Reproduce the listing below exactly, beginning with its first line and ending with the line that holds "ax.grid(axis='x', color='#808080', linewidth=1, zorder=0)"; pictures are not part of the copy.

(begin)

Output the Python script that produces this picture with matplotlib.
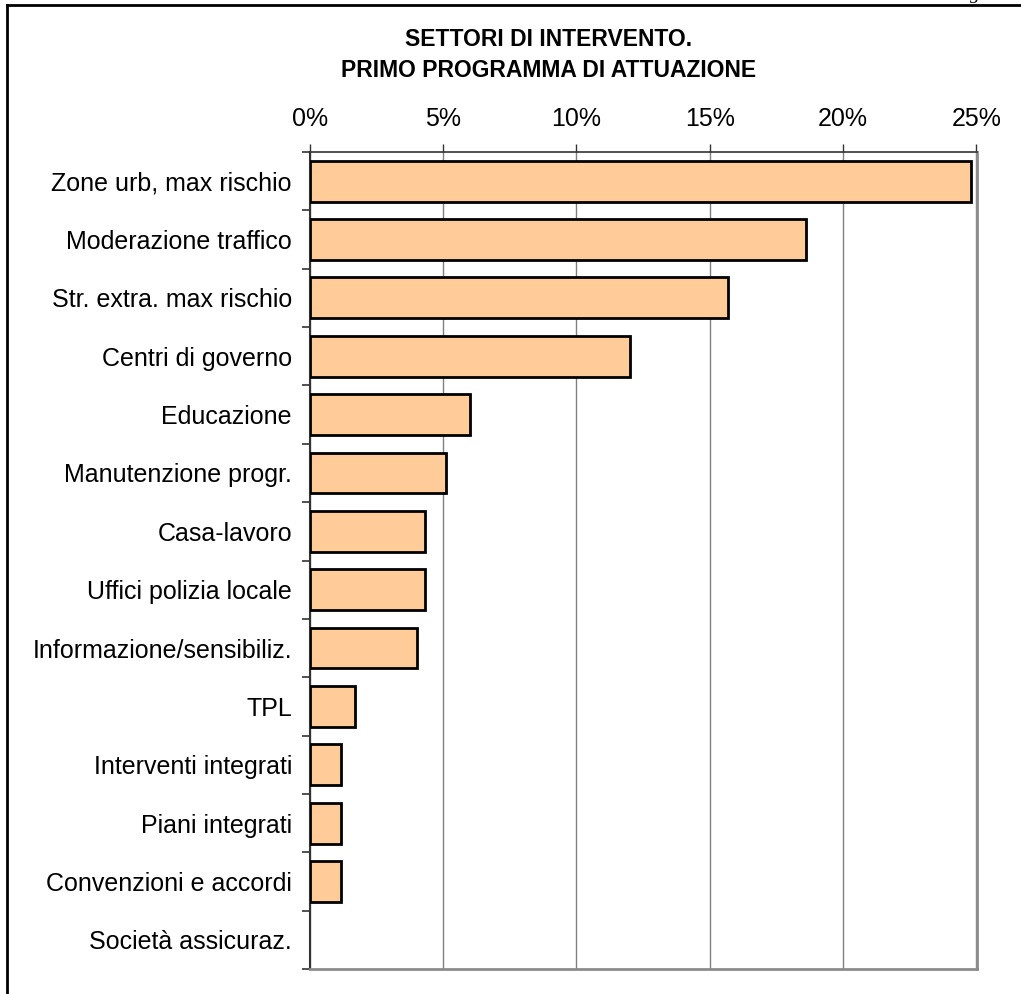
import matplotlib.pyplot as plt
from matplotlib.lines import Line2D
import numpy as np

plt.rcParams['font.family'] = ['Liberation Sans', 'DejaVu Sans']

categories = ['Zone urb, max rischio', 'Moderazione traffico', 'Str. extra. max rischio',
              'Centri di governo', 'Educazione', 'Manutenzione progr.', 'Casa-lavoro',
              'Uffici polizia locale', 'Informazione/sensibiliz.', 'TPL',
              'Interventi integrati', 'Piani integrati', 'Convenzioni e accordi',
              'Società assicuraz.']
values = [24.8, 18.6, 15.7, 12.0, 6.0, 5.1, 4.3, 4.3, 4.0, 1.7, 1.15, 1.15, 1.15, 0.0]
xticks = [0, 5, 10, 15, 20, 25]
title = 'SETTORI DI INTERVENTO.\nPRIMO PROGRAMMA DI ATTUAZIONE'

fig = plt.figure(figsize=(10.21, 9.94), dpi=100)
ax = fig.add_axes([310 / 1021, 1 - 969 / 994, 667 / 1021, 817 / 994])

y = np.arange(len(categories))
edge_w = [2 if v > 0 else 0 for v in values]
ax.barh(y, values, height=0.7, color='#FFCC99', edgecolor='black', linewidth=edge_w, zorder=3)

ax.set_ylim(len(categories) - 0.5, -0.5)
ax.set_xlim(0, 25.03)
ax.set_yticks(y)
ax.set_yticklabels(categories, fontsize=18)
ax.set_yticks(np.arange(-0.5, len(categories), 1), minor=True)
ax.tick_params(axis='y', which='major', length=0, pad=13)
ax.tick_params(axis='y', which='minor', length=6, width=1.2, color='#333333', direction='out')

ax.xaxis.tick_top()
ax.set_xticks(xticks)
ax.set_xticklabels([f'{t}%' for t in xticks], fontsize=18)
ax.tick_params(axis='x', length=6, width=1, color='#333333', direction='out', pad=9)
ax.grid(axis='x', color='#808080', linewidth=1, zorder=0)

ax.spines['top'].set_color('#333333')
ax.spines['top'].set_linewidth(1.2)
ax.spines['left'].set_color('#333333')
ax.spines['left'].set_linewidth(1.5)
ax.spines['right'].set_color('#8c8c8c')
ax.spines['right'].set_linewidth(2)
ax.spines['bottom'].set_color('#8c8c8c')
ax.spines['bottom'].set_linewidth(2)

fig.text(549 / 1021, 1 - 55 / 994, title, ha='center', va='center',
         fontsize=16.5, fontweight='bold', linespacing=1.4)

# outer frame of the chart area (top and left edges visible)
fig.add_artist(Line2D([7 / 1021, 7 / 1021], [0, 1 - 5 / 994], transform=fig.transFigure,
                      color='black', linewidth=2))
fig.add_artist(Line2D([7 / 1021, 1], [1 - 5 / 994, 1 - 5 / 994], transform=fig.transFigure,
                      color='black', linewidth=2))
fig.text(975 / 1021, 1.0 + 1 / 994, 'g', ha='center', va='baseline', fontsize=14,
         family='Liberation Serif', style='italic')

fig.savefig('out.png', dpi=100)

(end)

WRITTEN ANSWER:
Output the Python script that produces this picture with matplotlib.
import matplotlib.pyplot as plt
from matplotlib.lines import Line2D
import numpy as np

plt.rcParams['font.family'] = ['Liberation Sans', 'DejaVu Sans']

categories = ['Zone urb, max rischio', 'Moderazione traffico', 'Str. extra. max rischio',
              'Centri di governo', 'Educazione', 'Manutenzione progr.', 'Casa-lavoro',
              'Uffici polizia locale', 'Informazione/sensibiliz.', 'TPL',
              'Interventi integrati', 'Piani integrati', 'Convenzioni e accordi',
              'Società assicuraz.']
values = [24.8, 18.6, 15.7, 12.0, 6.0, 5.1, 4.3, 4.3, 4.0, 1.7, 1.15, 1.15, 1.15, 0.0]
xticks = [0, 5, 10, 15, 20, 25]
title = 'SETTORI DI INTERVENTO.\nPRIMO PROGRAMMA DI ATTUAZIONE'

fig = plt.figure(figsize=(10.21, 9.94), dpi=100)
ax = fig.add_axes([310 / 1021, 1 - 969 / 994, 667 / 1021, 817 / 994])

y = np.arange(len(categories))
edge_w = [2 if v > 0 else 0 for v in values]
ax.barh(y, values, height=0.7, color='#FFCC99', edgecolor='black', linewidth=edge_w, zorder=3)

ax.set_ylim(len(categories) - 0.5, -0.5)
ax.set_xlim(0, 25.03)
ax.set_yticks(y)
ax.set_yticklabels(categories, fontsize=18)
ax.set_yticks(np.arange(-0.5, len(categories), 1), minor=True)
ax.tick_params(axis='y', which='major', length=0, pad=13)
ax.tick_params(axis='y', which='minor', length=6, width=1.2, color='#333333', direction='out')

ax.xaxis.tick_top()
ax.set_xticks(xticks)
ax.set_xticklabels([f'{t}%' for t in xticks], fontsize=18)
ax.tick_params(axis='x', length=6, width=1, color='#333333', direction='out', pad=9)
ax.grid(axis='x', color='#808080', linewidth=1, zorder=0)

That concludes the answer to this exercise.